Warnersville Neighborhood Greensboro founded by freed slaves, NC first Heritage Community, Quaker Yardley Warner bought 35½ acres and subdivided it
From 1808 Magazine.
“In many ways, Greensboro is defined by its neighborhoods — their history, their style, the sense of community they inspire. Warnersville — the city’s first Heritage Community — is unique.”
“Driving around Ashe Street, an area once called the block, where black merchants had their own businesses and the neighborhood had its own doctors and lawyers.”
“Greensboro’s City Council recognized the community’s place in history in 2015 by naming it the state’s first Heritage Community. A council resolution says that “dating to 1865, the Warnersville Neighborhood is considered to be the first planned African American community in Greensboro.”
But Warnersville was not eligible for the National Register of Historic Places or for Historic District status for one not-so-simple reason.

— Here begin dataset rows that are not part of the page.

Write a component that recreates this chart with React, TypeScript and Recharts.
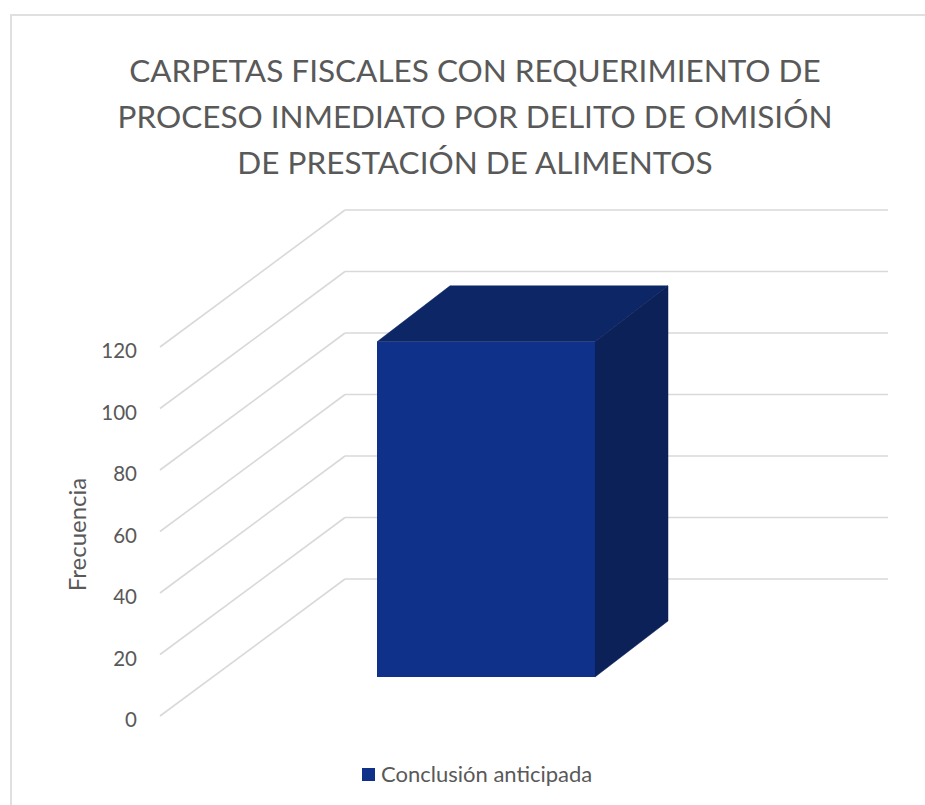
import React from "react";
import { BarChart, Bar, XAxis, YAxis, CartesianGrid, Legend } from "recharts";

const categories = ["Proceso inmediato"];
const seriesName = "Conclusión anticipada";
const seriesValues = [109];
const yTicks = [0, 20, 40, 60, 80, 100, 120];
const titleLines = [
  "CARPETAS FISCALES CON REQUERIMIENTO DE",
  "PROCESO INMEDIATO POR DELITO DE OMISIÓN",
  "DE PRESTACIÓN DE ALIMENTOS",
];
const yLabel = "Frecuencia";

const rows = categories.map((c, i) => ({ category: c, value: seriesValues[i] }));

const FONT = "Lato, 'Open Sans', sans-serif";
const TEXT = "#595959";
const GRID = "#d9d9d9";
const FRONT = "#10318a";
const TOP = "#0d2666";
const SIDE = "#0b2158";

// Perspective of the back wall and of the box
const WALL_DX = 185;
const WALL_DY = 137;
const BOX_DX = 73;
const BOX_DY = 56;
const BOX_SHIFT_X = 54;
const BOX_SHIFT_Y = 39;

function GridLine(props: any) {
  const { x1, x2, y1 } = props;
  return (
    <g>
      <line x1={x1} y1={y1} x2={x1 + WALL_DX} y2={y1 - WALL_DY} stroke={GRID} strokeWidth={1.6} />
      <line x1={x1 + WALL_DX} y1={y1 - WALL_DY} x2={x2 + WALL_DX} y2={y1 - WALL_DY} stroke={GRID} strokeWidth={1.6} />
    </g>
  );
}

function Box(props: any) {
  const { x, y, width, height } = props;
  const l = x + BOX_SHIFT_X;
  const r = l + width;
  const t = y - BOX_SHIFT_Y;
  const b = t + height;
  return (
    <g>
      <polygon points={`${l},${t} ${l + BOX_DX},${t - BOX_DY} ${r + BOX_DX},${t - BOX_DY} ${r},${t}`} fill={TOP} stroke={TOP} strokeWidth={0.5} />
      <polygon points={`${r},${t} ${r + BOX_DX},${t - BOX_DY} ${r + BOX_DX},${b - BOX_DY} ${r},${b}`} fill={SIDE} stroke={SIDE} strokeWidth={0.5} />
      <rect x={l} y={t} width={width} height={height} fill={FRONT} />
    </g>
  );
}

function LegendContent() {
  return (
    <div style={{ display: "flex", alignItems: "center", fontFamily: FONT, fontSize: 22, color: TEXT, lineHeight: "26px" }}>
      <span style={{ display: "inline-block", width: 13, height: 13, background: FRONT, marginRight: 6 }} />
      <span>{seriesName}</span>
    </div>
  );
}

export default function App() {
  return (
    <div style={{ position: "fixed", left: 0, top: 0, width: 925, height: 805, overflow: "hidden", background: "#fff" }}>
      <div style={{ position: "absolute", left: 10, top: 14, width: 930, height: 800, border: "2px solid #e0e0e0" }} />
      <div
        style={{
          position: "absolute",
          left: 0,
          top: 47,
          width: 950,
          textAlign: "center",
          fontFamily: FONT,
          fontSize: 31.5,
          lineHeight: "46px",
          color: TEXT,
          zIndex: 2,
        }}
      >
        {titleLines.map((t) => (
          <div key={t}>{t}</div>
        ))}
      </div>
      <BarChart
        width={925}
        height={805}
        data={rows}
        margin={{ top: 347, bottom: 63, left: 100, right: 222 }}
        style={{ position: "absolute", left: 0, top: 0 }}
      >
        <CartesianGrid vertical={false} horizontal={(p: any) => <GridLine key={p.key} {...p} />} />
        <XAxis dataKey="category" hide />
        <YAxis
          width={60}
          domain={[0, 120]}
          ticks={yTicks}
          axisLine={false}
          tickLine={false}
          tickMargin={17}
          tick={{ fill: TEXT, fontSize: 20.5, fontFamily: FONT, dy: 4 }}
          label={{
            value: yLabel,
            angle: -90,
            position: "insideLeft",
            dx: -28,
            dy: 3,
            style: { fill: TEXT, fontSize: 24, fontFamily: FONT, textAnchor: "middle" },
          }}
        />
        <Legend
          content={<LegendContent />}
          wrapperStyle={{ position: "absolute", left: 362, top: 761, width: "auto", bottom: "auto" }}
        />
        <Bar dataKey="value" name={seriesName} barSize={218} fill={FRONT} shape={<Box />} isAnimationActive={false} />
      </BarChart>
    </div>
  );
}
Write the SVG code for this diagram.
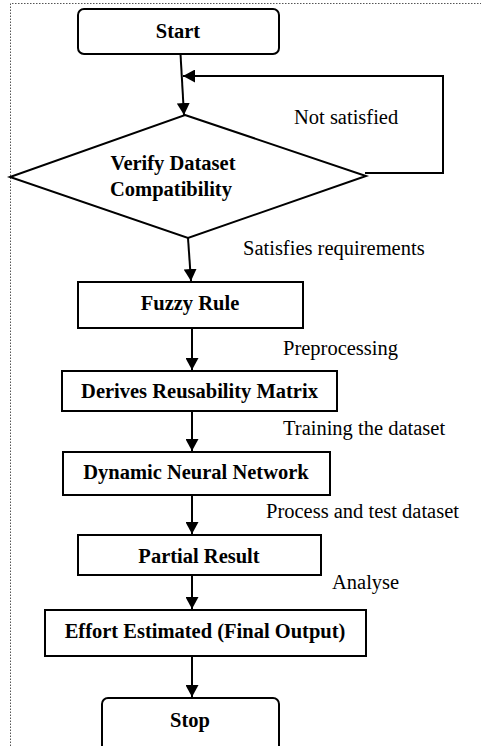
<svg xmlns="http://www.w3.org/2000/svg" width="481" height="746" viewBox="0 0 481 746">
<style>
.box{fill:#fff;stroke:#000;stroke-width:2}
.t{font-family:"Liberation Serif","Times New Roman",serif;font-size:20.5px;fill:#000}
.b{font-weight:bold;text-anchor:middle}
.c{fill:none;stroke:#000;stroke-width:2}
</style>
<defs>
<marker id="ah" markerUnits="userSpaceOnUse" markerWidth="13" markerHeight="13" refX="12" refY="6.5" orient="auto">
<path d="M0,0 L12,6.5 L0,13 z" fill="#000"/>
</marker>
</defs>
<rect x="0" y="0" width="481" height="746" fill="#fff"/>
<path d="M10.5,746 V3.5 H481" fill="none" stroke="#555" stroke-width="1" stroke-dasharray="1.5,1.5"/>
<g id="connectors">
<path class="c" d="M180.5,54 L184,115" marker-end="url(#ah)"/>
<path class="c" d="M365,173 H443 V76 H183" marker-end="url(#ah)"/>
<path class="c" d="M188,238 L191,281" marker-end="url(#ah)"/>
<path class="c" d="M192,328 V370" marker-end="url(#ah)"/>
<path class="c" d="M192,411 V451" marker-end="url(#ah)"/>
<path class="c" d="M192,495 V534" marker-end="url(#ah)"/>
<path class="c" d="M192,575 V609" marker-end="url(#ah)"/>
<path class="c" d="M192,656 V697" marker-end="url(#ah)"/>
<text class="t" x="294" y="124">Not satisfied</text>
<text class="t" x="243" y="255">Satisfies requirements</text>
<text class="t" x="283" y="355">Preprocessing</text>
<text class="t" x="283" y="435">Training the dataset</text>
<text class="t" x="266" y="518">Process and test dataset</text>
<text class="t" x="332" y="589">Analyse</text>
</g>
<g id="start">
<rect class="box" x="78" y="9" width="201" height="45" rx="6"/>
<text class="t b" x="178" y="38">Start</text>
</g>
<g id="verify">
<polygon class="box" points="185,115 366,176 188,238 10,177"/>
<text class="t b" x="173" y="170">Verify Dataset</text>
<text class="t b" x="171" y="196">Compatibility</text>
</g>
<g id="fuzzy">
<rect class="box" x="78" y="282" width="225" height="46"/>
<text class="t b" x="190" y="310">Fuzzy Rule</text>
</g>
<g id="derives">
<rect class="box" x="62" y="371" width="275" height="40"/>
<text class="t b" x="199.5" y="398">Derives Reusability Matrix</text>
</g>
<g id="dnn">
<rect class="box" x="63" y="452" width="267" height="43"/>
<text class="t b" x="196" y="479">Dynamic Neural Network</text>
</g>
<g id="partial">
<rect class="box" x="78" y="535" width="243" height="40"/>
<text class="t b" x="199" y="563">Partial Result</text>
</g>
<g id="effort">
<rect class="box" x="45" y="610" width="321" height="46"/>
<text class="t b" x="205" y="638">Effort Estimated (Final Output)</text>
</g>
<g id="stop">
<rect class="box" x="102" y="698" width="177" height="60" rx="6"/>
<text class="t b" x="190" y="727">Stop</text>
</g>
</svg>
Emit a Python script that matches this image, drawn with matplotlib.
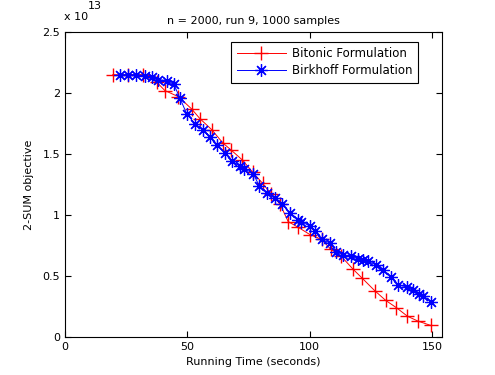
import matplotlib
matplotlib.use("Agg")
import matplotlib.pyplot as plt

# values in units of 1e13
bitonic_x = [19.5, 25.9, 32, 37.4, 40.8, 46.3, 51.7, 55.1, 59.9, 64.5, 68, 72.5, 76.7, 80.7,
             84.3, 87.8, 91.2, 95.2, 100, 104.8, 108.5, 112.9, 117.7, 121.5, 126.5, 131,
             135.4, 139.9, 144.2, 149.4]
bitonic_y = [2.15, 2.15, 2.15, 2.09, 2.02, 1.97, 1.87, 1.79, 1.70, 1.59, 1.53, 1.45, 1.35, 1.26,
             1.17, 1.09, 0.945, 0.90, 0.84, 0.80, 0.72, 0.66, 0.555, 0.48, 0.38, 0.30,
             0.24, 0.17, 0.13, 0.095]

birkhoff_x = [22.4, 25.9, 29.2, 32.7, 35.4, 38.1, 41.5, 44.5, 46.9, 49.7, 53, 56.2, 59.2, 62.2,
              65.4, 68.4, 71.4, 73.2, 76.9, 79.3, 82.6, 85.7, 88.6, 91.8, 95.2, 96.6, 100, 102,
              104.8, 108.2, 110.9, 113.6, 117, 119.7, 121.8, 123.8, 127.2, 129.9, 133.3, 136,
              139.5, 142.2, 144.6, 146.3, 149.4]
birkhoff_y = [2.15, 2.15, 2.15, 2.14, 2.13, 2.11, 2.10, 2.07, 1.96, 1.83, 1.75, 1.70, 1.64, 1.57,
              1.51, 1.44, 1.40, 1.38, 1.34, 1.24, 1.18, 1.14, 1.09, 1.02, 0.96, 0.945, 0.91, 0.87,
              0.80, 0.77, 0.70, 0.67, 0.66, 0.64, 0.63, 0.62, 0.59, 0.55, 0.49, 0.43,
              0.41, 0.385, 0.35, 0.34, 0.29]

xticks = [0, 50, 100, 150]
yticks = [0, 0.5, 1, 1.5, 2, 2.5]
ytick_labels = ["0", "0.5", "1", "1.5", "2", "2.5"]

plt.rcParams['font.family'] = ['DejaVu Sans']
fig = plt.figure(figsize=(4.95, 3.75), dpi=100)
ax = fig.add_axes([65/495, 38/375, 377/495, 305/375])

ax.plot(bitonic_x, bitonic_y, color='red', marker='+', markersize=10, markeredgewidth=1.0,
        linewidth=0.7, label='Bitonic Formulation')
ax.plot(birkhoff_x, birkhoff_y, color='blue', marker=(8, 2, 0), markersize=9, markeredgewidth=0.9,
        linewidth=0.7, label='Birkhoff Formulation')

ax.set_xlim(0, 154)
ax.set_ylim(0, 2.5)
ax.set_xticks(xticks)
ax.set_xticklabels([str(t) for t in xticks])
ax.set_yticks(yticks)
ax.set_yticklabels(ytick_labels)
ax.tick_params(direction='in', top=True, right=True, labelsize=8, length=4, width=0.8)
for s in ax.spines.values():
    s.set_linewidth(0.8)

ax.set_title('n = 2000, run 9, 1000 samples', fontsize=8, pad=6)
ax.set_xlabel('Running Time (seconds)', fontsize=8, labelpad=4)
ax.set_ylabel('2-SUM objective', fontsize=8, labelpad=6)
fig.text(64/495, 1 - 20/375, 'x 10', fontsize=8, ha='left', va='baseline')
fig.text(88/495, 1 - 9/375, '13', fontsize=8, ha='left', va='baseline')

leg = ax.legend(loc='upper right', bbox_to_anchor=((418-65)/377, (337-42)/305),
                fontsize=8.5, fancybox=False, edgecolor='black', framealpha=1,
                borderaxespad=0, handlelength=4.2, borderpad=0.45, labelspacing=0.35,
                handletextpad=0.5)
leg.get_frame().set_linewidth(0.8)

fig.savefig('out.png', dpi=100)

Pretty much all the buildings in the neighborhood — historic or otherwise — were demolished during the ’60s. Or as the council resolution says: “Through Urban Renewal and Redevelopment, much of the historic fabric of the Warnersville Neighborhood was lost.””
“Warnersville got its start in 1865 when Yardley Warner, a Quaker from Pennsylvania, bought 35½ acres and subdivided it into half-acre lots to be sold to freed slaves.
Harmon Unthank, a carpenter and one of the first landowners, served as the community’s unofficial mayor. He was also active in local and state politics.
From the 1890s into the early 1900s, Warnersville grew, James Griffin says, a segregated community near downtown Greensboro.
“The self-sufficient community became a model for similar settlements in the region,” according to Preservation Greensboro. “Warnersville, in essence, became Greensboro’s first suburban community.””
“Union Cemetery
The cemetery, on East Whittington and South Elm streets, is all that remains from Warnersville as it was before urban renewal.
The city’s oldest African-American cemetery, Union is on the Register of Historic Places. It was opened in the early 1880s by three churches – St. James Presbyterian, St. Matthews Methodist and Providence Baptist. The cemetery was closed for burial in the early 1900s and taken over by the city in 1936.
A News & Record story in 2014 said that the cemetery contained 40 to 45 markers, but several times that number of graves. Harmon Unthank, the unofficial mayor of Warnersville, is believed to be buried in one of those unmarked graves.”